Becket is now representing Yeshiva in its petition to the Supreme Court. Becket argues that just as certain employment decisions are exempt from judicial review, the legal doctrine of church autonomy must “protect the Nation’s leading Jewish university from an order commanding it to recognize a student club promoting views that contradict its sincere religious beliefs and Torah values.” It also warns that the state court’s ruling “extends far beyond club recognition at Yeshiva” and “subjects all religious schools to the full scope of the NYCHRL’s public accommodation provisions,” including religious decisions regarding hiring and admissions, curriculum and programming, and student conduct and formation.  
The Supreme Court rarely clears up confusion in the lower courts in cases reviewed on an emergency basis. Recognizing this, Becket suggests the Court consider its request as a petition for review. Two issues in the case, they note, merit the Court’s attention.  

First, current Supreme Court precedent permits laws that are “neutral” and “of general application” even if they burden sincerely held religious beliefs. Becket claims that the state court erred when it concluded that despite the NYCHRL providing for categorical and particularized exemptions, it qualified as neutral and generally applicable. And New York’s courts are not alone. 

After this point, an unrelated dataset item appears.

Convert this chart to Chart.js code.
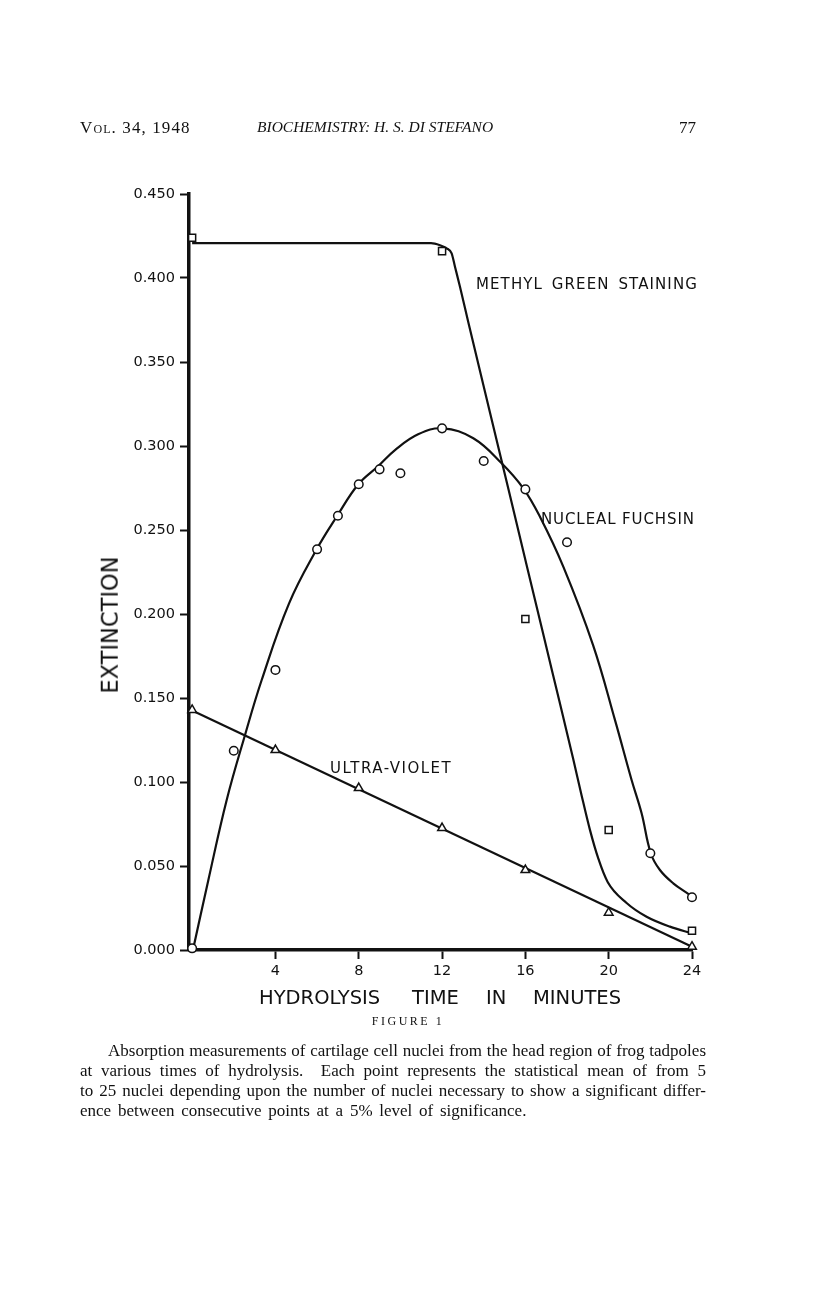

Second, several sitting justices agree that the neutral and generally applicable rule is inconsistent with the original understanding of the First Amendment’s free exercise guarantee. It is unlikely that the Supreme Court would finally overrule the case setting forth this rule when resolving Yeshiva’s request for emergency relief. It could do so by addressing the case on the merits. 

YU Pride Alliance members have turned to our courts in order to force a change in how Yeshiva University is run and the its understanding of how the Torah treats issues related to sexual orientation. Such tactics are forbidden by the Constitution’s protection of church autonomy and the free exercise of religion.  

Former Federal Judge Thomas Griffith warned in an insightful commentary recently published by The Wall Street Journal that “It is important to consider the real danger to the First Amendment, and to the continued viability of religious schools, each time a suit like this succeeds.” We must hope that the justices of this Supreme Court heed his advice.